In 2019, chief operating officer and professor in the Schar School of Policy and Government at George Mason University Judith Wilde observed, “[Secret] searches go against the most basic tenet of the university: shared governance.” They engender a “lack of trust/support on the part of faculty, staff, students and the larger community.”

“LoMonte said instances like this in which boards leave only one option often make stakeholders feel as though they were left out of the process, and they can sow distrust.

“‘If the community believes that your presidency was foisted on them by a bunch of remote business executives and headhunters, they are going to start off with skepticism and distrust.
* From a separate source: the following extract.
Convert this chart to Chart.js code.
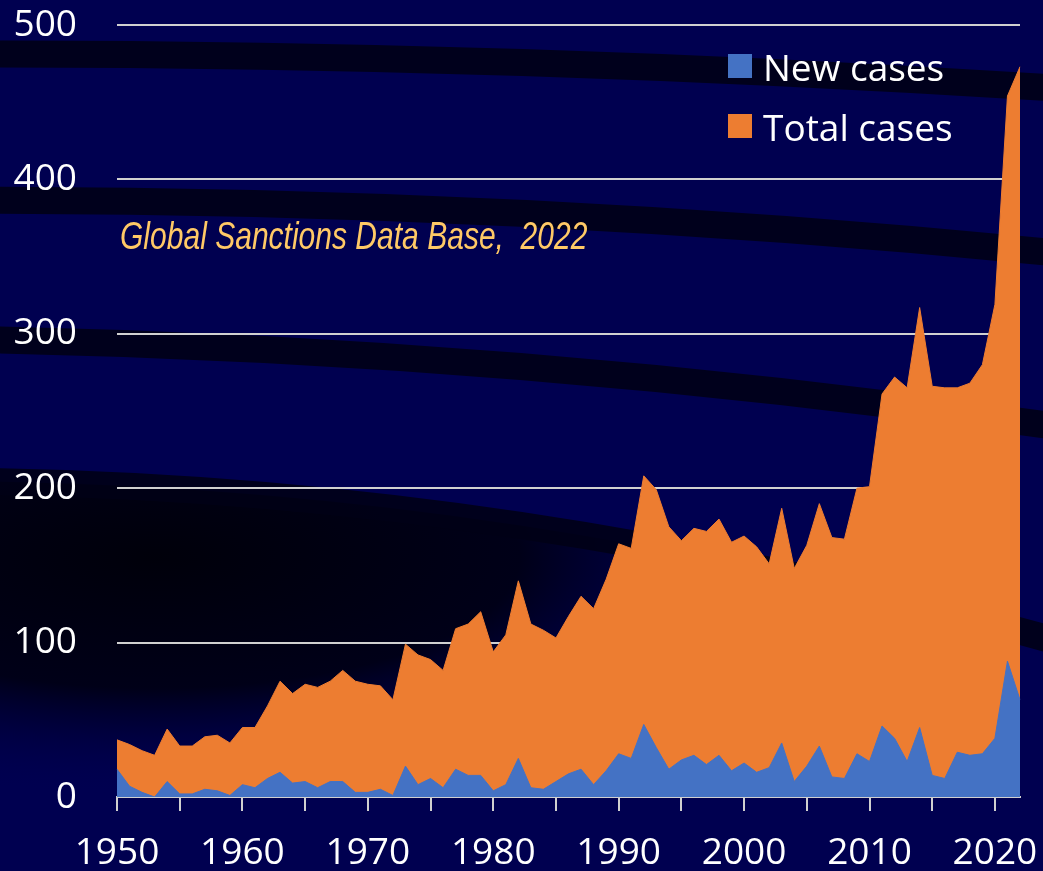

Surely it’s better to find out early that the person you’ve identified was a mismatch with the campus culture.’”

Closer to home, Kentucky should consider the controversial appointment of Christopher Brown ll as president of Kentucky State University in 2017, his scandal ridden tenure, and his abrupt resignation in 2021.

https://www.chronicle.com/article/presidential-search-has-faculty-membe…

https://www.state-journal.com/education/the-most-terrible-horrible-thin…

KSU is currently engaged in a legislatively directed presidential search that is, if nothing else, ostensibly more open. 

https://www.state-journal.com/education/kentucky-state-presidential-sea…

Even the brief tenure of University of Louisville president Neely Bendaputi — who arrived in 2018 and departed in 2021 — raised eyebrows. 

“A tenure of less than four years,” Otts notes,  “is considered short for a university leader.”

Will a closed presidential search process yield a better outcome at UofL, and a president with “staying power,” this time? Will the ostensibly more open presidential search process at KSU — imposed by state lawmakers and the Council on Postsecondary Education in exchange for a financial bailout — produce a qualified president with the skills required to navigate the difficult waters that lie ahead for the troubled university?

Or is it time to rethink the secret public university search model in Kentucky altogether?